Par Matthieu Carlier, journaliste à upday France

“Je n’ai jamais considéré le maréchal Pétain comme un traître. L’on a été très sévère avec lui à la Libération.” De saillies tendancieuses en procès pour injures racistes, Jean-Marie Le Pen n’en est pas à son premier scandale. C’est un peu son image de marque. Pourtant, son éloge du régime de Vichy, sur BFMTV et dans le journal d’extrême-droite Rivarol, ne passe pas. Au point que même au sein de son propre parti, la colère gronde : le 20 août 2015, la haute autorité du Front national (FN) décide de son exclusion. Il y a un an, jour pour jour, la justice entérinait cette décision.

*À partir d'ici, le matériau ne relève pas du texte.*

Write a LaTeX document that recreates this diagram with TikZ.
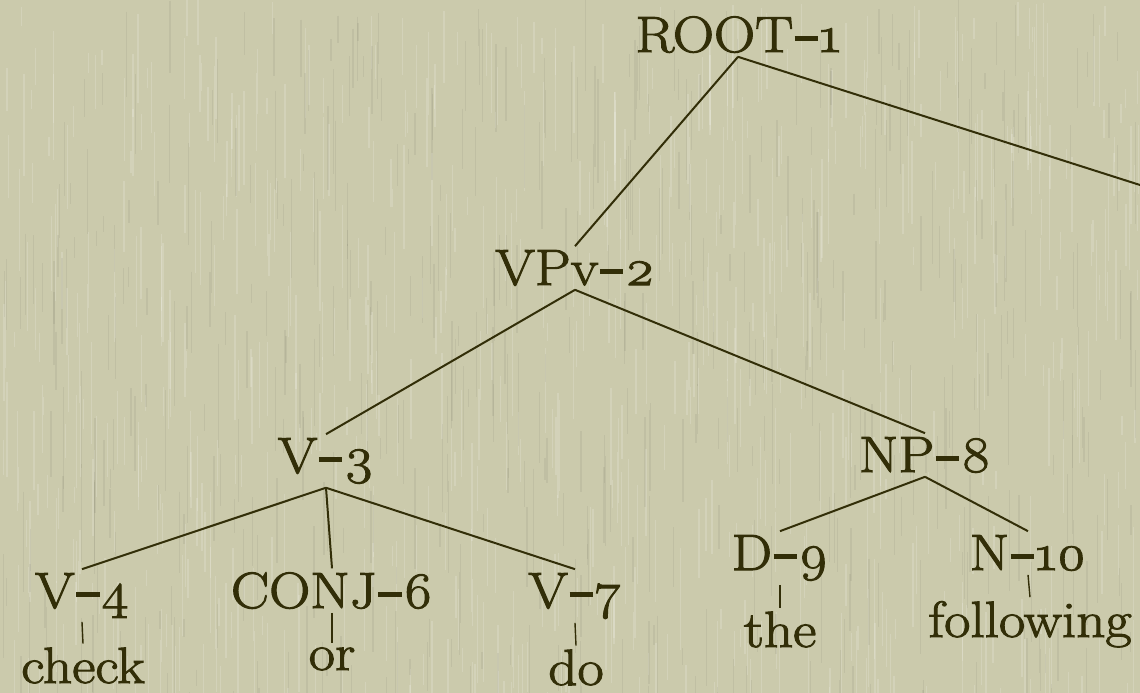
\documentclass[tikz,border=0pt]{standalone}
\usepackage{fontspec}
\setmainfont{Latin Modern Roman}[FakeBold=2, FakeStretch=1.12, Numbers=OldStyle]
\definecolor{bg}{RGB}{203,202,172}
\definecolor{ink}{RGB}{50,46,8}
\newcommand\on[1]{#1}
\newcommand\dsh{\kern1.5pt\rule[0.22em]{0.46em}{0.085em}\kern1.5pt}
\tikzset{
  lbl/.style={anchor=base, text=ink, font=\fontsize{51}{60}\selectfont, inner sep=4pt, outer sep=0pt},
  edge/.style={draw=ink, line width=2pt},
  tickline/.style={draw=ink, line width=1.4pt},
  streaklight/.style={draw=white, opacity=0.16, line width=1.3pt},
  streakdark/.style={draw=black, opacity=0.05, line width=1.3pt}
}
\begin{document}
\begin{tikzpicture}[x=1pt,y=-1pt]
\useasboundingbox (0,0) rectangle (1140,693);
\fill[bg] (0,0) rectangle (1140,693);
\begin{scope}
\clip (0,0) rectangle (1140,693);
\pgfmathsetseed{4242}
\foreach \i in {1,...,700}{
  \pgfmathsetmacro{\xa}{rnd*1140}
  \pgfmathsetmacro{\ya}{rnd*693}
  \pgfmathsetmacro{\la}{15+rnd*90}
  \draw[streaklight] (\xa,\ya) -- ++(0,\la);
}
\foreach \i in {1,...,500}{
  \pgfmathsetmacro{\xa}{rnd*1140}
  \pgfmathsetmacro{\ya}{rnd*693}
  \pgfmathsetmacro{\la}{15+rnd*90}
  \draw[streakdark] (\xa,\ya) -- ++(0,\la);
}
\end{scope}

\node[lbl] (root) at (738,52) {ROOT\dsh\on{1}};
\node[lbl] (vp) at (575,285) {VPv\dsh\on{2}};
\node[lbl] (v3) at (326,473) {V\dsh\on{3}};
\node[lbl] (np8) at (925,472) {NP\dsh\on{8}};
\node[lbl] (v4) at (82,608) {V\dsh\on{4}};
\node[lbl] (conj) at (332,608) {CONJ\dsh\on{6}};
\node[lbl] (v7) at (575,608) {V\dsh\on{7}};
\node[lbl] (d9) at (780,570) {D\dsh\on{9}};
\node[lbl] (n10) at (1028,570) {N\dsh\on{10}};
\node[lbl] (check) at (83,683) {check};
\node[lbl] (or) at (332,670) {or};
\node[lbl] (do) at (576,685) {do};
\node[lbl] (the) at (780,647) {the};
\node[lbl] (following) at (1030,637) {following};
\coordinate (offright) at (1140,185);

\draw[edge] (root.south) -- (vp.north);
\draw[edge] (root.south) -- (offright);
\draw[edge] (vp.south) -- (v3.north);
\draw[edge] (vp.south) -- (np8.north);
\draw[edge] (v3.south) -- (v4.north);
\draw[edge] (v3.south) -- (conj.north);
\draw[edge] (v3.south) -- (v7.north);
\draw[edge] (np8.south) -- (d9.north);
\draw[edge] (np8.south) -- (n10.north);
\draw[tickline] (v4.south) -- (check.north);
\draw[tickline] (conj.south) -- (or.north);
\draw[tickline] (v7.south) -- (do.north);
\draw[tickline] (d9.south) -- (the.north);
\draw[tickline] (n10.south) -- (following.north);
\end{tikzpicture}
\end{document}
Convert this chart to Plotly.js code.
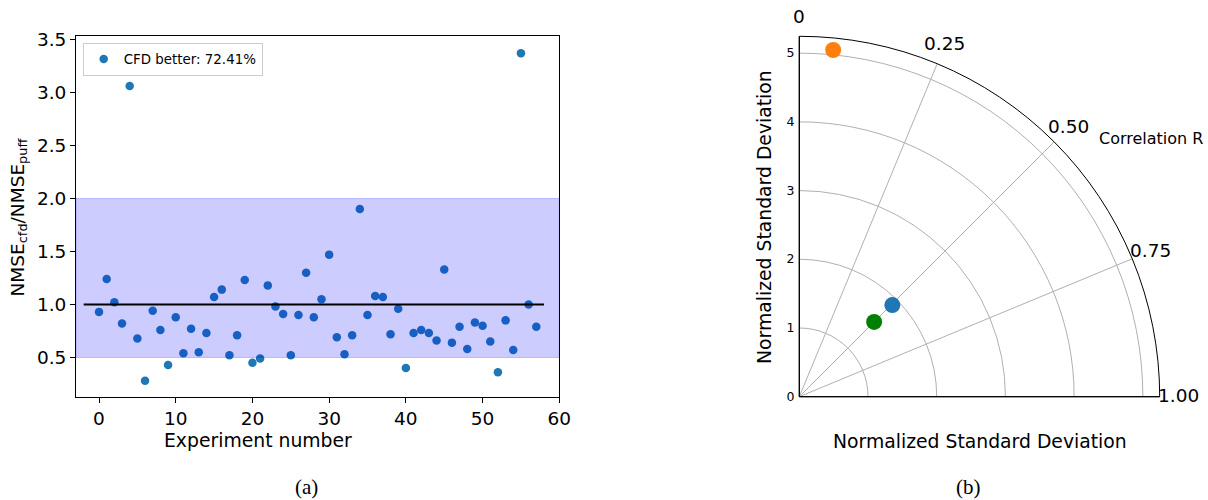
<!DOCTYPE html>
<html>
<head>
<meta charset="utf-8">
<script src="https://cdn.plot.ly/plotly-3.0.1.min.js"></script>
<style>html,body{margin:0;padding:0;background:#fff;}#chart{width:1208px;height:500px;}</style>
</head>
<body>
<div id="chart"></div>
<script>
// ---- Panel (a): ratio per experiment ----
const experimentNumbers = Array.from({length: 58}, (_, i) => i);
const nmseRatio = [
  0.93, 1.24, 1.02, 0.82, 3.06, 0.68, 0.28, 0.94, 0.76, 0.43,
  0.88, 0.54, 0.77, 0.55, 0.73, 1.07, 1.14, 0.52, 0.71, 1.23,
  0.45, 0.49, 1.18, 0.98, 0.91, 0.52, 0.90, 1.30, 0.88, 1.05,
  1.47, 0.69, 0.53, 0.71, 1.90, 0.90, 1.08, 1.07, 0.72, 0.96,
  0.40, 0.73, 0.76, 0.73, 0.66, 1.33, 0.64, 0.79, 0.58, 0.83,
  0.80, 0.65, 0.36, 0.85, 0.57, 3.37, 1.00, 0.79
];
const legendLabel = "CFD better: 72.41%";
const bandLow = 0.5, bandHigh = 2.0;
const refValue = 1.0, refStart = -2, refEnd = 58;
const xTicks = [0, 10, 20, 30, 40, 50, 60];
const yTicks = [0.5, 1.0, 1.5, 2.0, 2.5, 3.0, 3.5];

// ---- Panel (b): Taylor-style diagram ----
const modelNames = ["orange", "blue", "green"];
const modelCorr = [0.062, 0.505, 0.50];
const modelStd = [5.07, 1.90, 1.54];
const modelColors = ["#ff7f0e", "#1f77b4", "#008000"];
const corrTicks = [0, 0.25, 0.5, 0.75, 1.0];
const corrTickText = ["0", "0.25", "0.50", "0.75", "1.00"];
const stdTicks = [0, 1, 2, 3, 4, 5];

// layout geometry (pixels)
const W = 1208, H = 500;
const FONT = "DejaVu Sans, Liberation Sans, sans-serif";
const px = v => v / W, py = v => 1 - v / H;
const taylorCx = 799.3, taylorCy = 396.7, taylorR = 360.4, stdMax = 5.245;
// label offsets from the arc end of each correlation gridline
const corrLabelOffset = [[0, -20], [7, -20], [14, -15], [18, -8], [19, -1]];

const traces = [
  {
    type: "scatter", mode: "markers", x: experimentNumbers, y: nmseRatio,
    name: legendLabel, marker: {color: "#1f77b4", size: 8.5},
    xaxis: "x", yaxis: "y", showlegend: true, hoverinfo: "x+y"
  }
];
for (let i = 0; i < modelNames.length; i++) {
  traces.push({
    type: "scatterpolar", mode: "markers",
    r: [modelStd[i]], theta: [modelCorr[i] * 90],
    marker: {color: modelColors[i], size: 16},
    name: modelNames[i], showlegend: false, subplot: "polar"
  });
}

function note(text, x, y, size, extra) {
  return Object.assign({text: text, xref: "paper", yref: "paper", x: px(x), y: py(y),
    xanchor: "center", yanchor: "middle", showarrow: false, font: {size: size}}, extra || {});
}

const corrLabels = corrTicks.map((c, i) => {
  const a = c * Math.PI / 2;
  const ex = taylorCx + taylorR * Math.sin(a) + corrLabelOffset[i][0];
  const ey = taylorCy - taylorR * Math.cos(a) + corrLabelOffset[i][1];
  return note(corrTickText[i], ex, ey, 18.5);
});

const layout = {
  width: W, height: H,
  margin: {l: 0, r: 0, t: 0, b: 0},
  paper_bgcolor: "#fff", plot_bgcolor: "#fff",
  font: {family: FONT, color: "#000"},
  xaxis: {
    domain: [px(76), px(559.3)], range: [-3, 60],
    tickvals: xTicks, ticks: "outside", ticklen: 5, tickcolor: "#000",
    showline: true, mirror: true, linecolor: "#000", linewidth: 1,
    showgrid: false, zeroline: false, tickfont: {size: 18.5}
  },
  yaxis: {
    domain: [py(396.7), py(35.7)], range: [0.13, 3.535],
    tickvals: yTicks, tickformat: ".1f", ticks: "outside", ticklen: 5, tickcolor: "#000",
    showline: true, mirror: true, linecolor: "#000", linewidth: 1,
    showgrid: false, zeroline: false, tickfont: {size: 18.5}
  },
  legend: {
    x: px(82.7), y: py(42.7), xanchor: "left", yanchor: "top",
    bordercolor: "#cccccc", borderwidth: 1, bgcolor: "rgba(255,255,255,0.8)",
    font: {size: 13.4, family: FONT}
  },
  polar: {
    domain: {x: [px(taylorCx), px(taylorCx + taylorR)], y: [py(taylorCy), py(taylorCy - taylorR)]},
    sector: [0, 90],
    bgcolor: "rgba(0,0,0,0)",
    radialaxis: {
      range: [0, stdMax], angle: 90, side: "counterclockwise", tickangle: 90,
      tickvals: stdTicks, tickfont: {size: 12.5}, ticks: "",
      showline: true, linecolor: "#000", linewidth: 1,
      gridcolor: "#b0b0b0", gridwidth: 1
    },
    angularaxis: {
      rotation: 90, direction: "clockwise", thetaunit: "degrees",
      tickvals: corrTicks.map(c => c * 90), showticklabels: false, ticks: "",
      showline: true, linecolor: "#000", linewidth: 1,
      gridcolor: "#b0b0b0", gridwidth: 1
    }
  },
  shapes: [
    {type: "rect", xref: "x domain", yref: "y", x0: 0, x1: 1, y0: bandLow, y1: bandHigh,
     fillcolor: "rgba(0,0,255,0.2)", line: {color: "rgba(0,0,255,0.2)", width: 1}, layer: "above"},
    {type: "line", xref: "x", yref: "y", x0: refStart, x1: refEnd, y0: refValue, y1: refValue,
     line: {color: "#000", width: 2}, layer: "above"},
    {type: "line", xref: "paper", yref: "paper", x0: px(taylorCx), x1: px(taylorCx + taylorR),
     y0: py(taylorCy), y1: py(taylorCy), line: {color: "#000", width: 1}, layer: "above"}
  ],
  annotations: [
    note("NMSE<sub>cfd</sub>/NMSE<sub>puff</sub>", 18.5, 217, 18.5, {textangle: -90}),
    note("Experiment number", 258, 440, 18.8),
    note("Normalized Standard Deviation", 765, 217, 18.8, {textangle: -90}),
    note("Normalized Standard Deviation", 980, 441, 18.8),
    note("Correlation R", 1097, 138, 16, {xanchor: "left"}),
    note("(a)", 306, 487, 21, {font: {size: 21, family: "Liberation Serif, serif"}}),
    note("(b)", 968, 487, 21, {font: {size: 21, family: "Liberation Serif, serif"}})
  ].concat(corrLabels)
};

Plotly.newPlot("chart", traces, layout, {displayModeBar: false, staticPlot: true});
</script>
</body>
</html>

Et l’homme le plus polémique du Morbihan n’aura de cesse de s’ériger contre sa mise au ban, qu’il qualifiera de “trahison”, de “honte”, et que d’autres considéreront ni plus ni moins comme un véritable parricide pour un Front national en plein ravalement de façade. Après un tel traumatisme, autant politique que sentimental, on ne s’étonnera pas de voir Jean-Marie disparaître du paysage politique. Même s’il est toujours député européen à ce jour, sa visibilité a été réduite à peau de chagrin.

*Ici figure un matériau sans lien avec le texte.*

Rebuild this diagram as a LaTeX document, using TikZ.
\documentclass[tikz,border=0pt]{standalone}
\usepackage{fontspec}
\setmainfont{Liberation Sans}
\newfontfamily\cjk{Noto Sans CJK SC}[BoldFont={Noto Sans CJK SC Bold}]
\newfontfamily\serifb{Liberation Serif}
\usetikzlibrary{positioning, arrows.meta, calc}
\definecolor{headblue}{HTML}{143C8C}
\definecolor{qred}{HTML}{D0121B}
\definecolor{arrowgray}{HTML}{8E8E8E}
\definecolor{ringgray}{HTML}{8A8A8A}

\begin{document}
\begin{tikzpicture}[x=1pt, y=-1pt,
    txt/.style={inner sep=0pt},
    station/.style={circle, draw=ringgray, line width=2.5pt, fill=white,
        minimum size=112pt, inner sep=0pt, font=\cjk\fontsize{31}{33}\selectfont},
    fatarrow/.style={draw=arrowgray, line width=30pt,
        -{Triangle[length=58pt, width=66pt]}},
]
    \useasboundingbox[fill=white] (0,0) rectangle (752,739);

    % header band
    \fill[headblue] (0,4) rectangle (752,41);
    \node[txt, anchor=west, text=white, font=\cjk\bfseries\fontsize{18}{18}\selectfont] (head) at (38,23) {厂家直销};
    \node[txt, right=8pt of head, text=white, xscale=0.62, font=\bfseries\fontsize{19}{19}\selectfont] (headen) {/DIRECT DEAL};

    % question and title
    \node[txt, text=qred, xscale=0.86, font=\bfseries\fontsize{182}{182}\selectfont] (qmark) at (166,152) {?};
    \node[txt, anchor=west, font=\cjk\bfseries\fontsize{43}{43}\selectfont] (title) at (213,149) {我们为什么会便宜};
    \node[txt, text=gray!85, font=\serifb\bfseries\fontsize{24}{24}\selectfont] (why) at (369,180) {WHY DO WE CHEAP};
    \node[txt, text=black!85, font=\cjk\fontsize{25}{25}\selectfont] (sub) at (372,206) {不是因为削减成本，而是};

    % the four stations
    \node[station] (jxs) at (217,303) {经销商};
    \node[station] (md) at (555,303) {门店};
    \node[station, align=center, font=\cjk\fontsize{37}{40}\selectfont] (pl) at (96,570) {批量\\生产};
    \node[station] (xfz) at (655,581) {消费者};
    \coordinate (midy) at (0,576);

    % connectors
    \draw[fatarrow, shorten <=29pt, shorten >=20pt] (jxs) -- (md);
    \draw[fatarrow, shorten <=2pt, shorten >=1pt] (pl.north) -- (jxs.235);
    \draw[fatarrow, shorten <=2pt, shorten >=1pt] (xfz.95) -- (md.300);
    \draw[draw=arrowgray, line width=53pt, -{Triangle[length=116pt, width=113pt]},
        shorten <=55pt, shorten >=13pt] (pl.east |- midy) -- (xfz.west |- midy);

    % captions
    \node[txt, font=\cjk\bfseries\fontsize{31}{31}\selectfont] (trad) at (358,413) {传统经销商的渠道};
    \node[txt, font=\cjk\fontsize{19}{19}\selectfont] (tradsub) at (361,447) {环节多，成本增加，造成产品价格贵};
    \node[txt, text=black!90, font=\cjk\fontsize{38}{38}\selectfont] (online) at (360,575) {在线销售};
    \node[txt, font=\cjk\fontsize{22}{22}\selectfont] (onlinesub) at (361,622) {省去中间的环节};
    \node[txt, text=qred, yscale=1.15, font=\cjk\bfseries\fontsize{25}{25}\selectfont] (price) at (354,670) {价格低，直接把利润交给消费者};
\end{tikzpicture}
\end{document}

Mais le Breton a la tête dure. Six mois après son exclusion, et avant même qu’elle soit entérinée par la loi, Jean-Marie Le Pen crée les Comités Jeanne (ou Comités “Jeanne, au secours !”) et rassemble ses fidèles dans l’ombre. “C’est-à-dire beaucoup de monde”, déclare Lorrain de Saint-Affrique, secrétaire général des Comités.

L’union des patriotes

Alors les Comités Jeanne, kézako ? Disons que la seule différence entre un parti politique et les Comités, c’est le nom. En avril dernier, le Pen et son équipe réunissent une tablée de 200 personnes dans une auberge du Rhône. But avoué : trouver des candidats pour les législatives, en juin. Qu’on se le dise, Jean-Marie Le Pen et ses ouailles se présenteront bien aux élections face… au Front National (manoeuvre pour le moins surprenante puisque Le Menhir soutient sa fille lors des élections présidentielles).

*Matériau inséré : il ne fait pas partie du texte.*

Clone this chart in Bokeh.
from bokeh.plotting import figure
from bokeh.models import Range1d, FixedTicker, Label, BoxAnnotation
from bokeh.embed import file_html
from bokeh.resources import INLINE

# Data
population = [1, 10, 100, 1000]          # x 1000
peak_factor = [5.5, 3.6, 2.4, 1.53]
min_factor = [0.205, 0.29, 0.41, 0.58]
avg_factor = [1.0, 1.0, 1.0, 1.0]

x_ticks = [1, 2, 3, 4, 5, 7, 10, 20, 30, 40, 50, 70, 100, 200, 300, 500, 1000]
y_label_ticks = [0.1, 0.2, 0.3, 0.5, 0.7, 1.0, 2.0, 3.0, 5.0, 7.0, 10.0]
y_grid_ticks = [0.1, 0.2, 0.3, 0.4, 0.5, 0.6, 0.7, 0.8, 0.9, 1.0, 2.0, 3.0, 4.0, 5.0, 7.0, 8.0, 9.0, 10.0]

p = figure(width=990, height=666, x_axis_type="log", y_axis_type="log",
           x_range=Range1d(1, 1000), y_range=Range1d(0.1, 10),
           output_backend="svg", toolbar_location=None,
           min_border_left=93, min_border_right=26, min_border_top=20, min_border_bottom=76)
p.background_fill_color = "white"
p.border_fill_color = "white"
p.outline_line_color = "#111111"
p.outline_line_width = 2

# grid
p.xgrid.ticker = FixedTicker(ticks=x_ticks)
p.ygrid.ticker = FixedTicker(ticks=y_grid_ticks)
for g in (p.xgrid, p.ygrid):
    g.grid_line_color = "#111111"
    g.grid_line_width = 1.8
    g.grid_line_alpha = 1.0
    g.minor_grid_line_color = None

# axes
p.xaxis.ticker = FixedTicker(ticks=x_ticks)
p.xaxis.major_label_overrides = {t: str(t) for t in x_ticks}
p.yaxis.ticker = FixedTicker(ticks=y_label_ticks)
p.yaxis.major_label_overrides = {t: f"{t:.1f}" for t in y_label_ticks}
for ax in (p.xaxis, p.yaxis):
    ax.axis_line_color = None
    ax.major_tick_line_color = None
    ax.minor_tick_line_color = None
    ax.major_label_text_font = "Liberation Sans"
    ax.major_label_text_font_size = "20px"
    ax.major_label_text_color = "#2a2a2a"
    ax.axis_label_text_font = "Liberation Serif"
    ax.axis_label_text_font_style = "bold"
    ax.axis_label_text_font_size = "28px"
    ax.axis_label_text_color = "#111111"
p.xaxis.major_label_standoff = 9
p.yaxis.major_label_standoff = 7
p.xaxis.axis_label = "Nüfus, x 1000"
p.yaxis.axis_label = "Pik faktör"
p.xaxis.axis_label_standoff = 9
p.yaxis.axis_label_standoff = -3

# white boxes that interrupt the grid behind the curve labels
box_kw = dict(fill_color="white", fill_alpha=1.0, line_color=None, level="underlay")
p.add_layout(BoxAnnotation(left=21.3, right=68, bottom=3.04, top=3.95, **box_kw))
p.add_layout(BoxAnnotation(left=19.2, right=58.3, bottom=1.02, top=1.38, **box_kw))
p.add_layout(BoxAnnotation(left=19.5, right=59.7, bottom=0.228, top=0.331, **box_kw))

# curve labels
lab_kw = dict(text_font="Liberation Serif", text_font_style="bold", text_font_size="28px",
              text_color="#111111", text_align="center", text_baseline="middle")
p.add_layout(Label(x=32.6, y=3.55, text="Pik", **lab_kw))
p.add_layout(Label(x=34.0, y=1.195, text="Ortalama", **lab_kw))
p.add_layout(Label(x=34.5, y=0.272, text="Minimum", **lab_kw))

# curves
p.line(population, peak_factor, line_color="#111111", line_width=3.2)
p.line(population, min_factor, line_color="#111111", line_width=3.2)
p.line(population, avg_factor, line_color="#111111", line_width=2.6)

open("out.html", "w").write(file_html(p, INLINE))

La page d’accueil du site internet des Comités Jeanne (DR/Comités Jeanne)

Mais d’après une lapalissade célèbre, l’union fait la force. Par conséquent, les Comités ont besoin de soutien. Un soutien qu’ils comptent obtenir au plus vite, quitte à s’allier les énergumènes les plus polémiques et ouvertement xénophobes du paysage politique français. Dès le 3 octobre 2016, Le Pen se rend aux dix ans de la revue identitaire Synthèse nationale (grande amatrice du pro-nazi belge Léon Degrelle, ancien combattant de la SS-Wallonie). A ses côtés, du beau monde : Alain Escada, chef de file des cathos intégristes de Civitas, Carl Lang, du Parti de la France, le chef de file des identitaires de la Ligue du Midi Richard Roudier, et même… le chef skinhead Serge Ayoub.

Semi-camouflet

Dès le début de l’année 2017, un accord est signé entre les Comités Jeanne, le Parti de la France et Civitas, qui se présenteront sous une bannière identitaire commune aux législatives. D’autres groupuscules les rejoindront les mois suivants. Si le cartel espère rassembler 200 à 300 candidats, ils seront 156 à le rejoindre pour le rendez-vous électoral de juin sous l’étiquette “L’union des patriotes”. Et malgré la mobilisation, aucun des candidats de l’union ne dépassera les 2 ou 3% des scrutins.

Depuis ce semi-camouflet, Le Pen semble opérer dans l’ombre et oeuvrer à une réhabilitation au sein du FN. En septembre, il adresse une lettre ouverte aux cadres du parti (dont, rappelons-le, il est toujours président d’honneur). Selon lui, un une marche arrière s’impose, “un retour aux fondamentaux”. Depuis son exclusion, argue-t-il, “ la direction du Front national prenait l’initiative d’une scission grave et se mettait en situation de crise.” Il prône une amnistie des exclus.

Pour l’heure, sa main tendue n’a pas été saisie par le FN, qui continue son opération relooking. Mais depuis cet été, Marine Le Pen accumule les déboires : démission de Florian Philippot après le “couscousgate”, levée d’immunité parlementaire pour avoir posté des photos de Daech sur Twitter, déboires fiscaux liés à son micro-parti… Comme on dit, les chiens ne font pas chats.

Et sinon, Jean-Marie Le Pen est aussi devenu Youtubeur. Avis aux amateurs.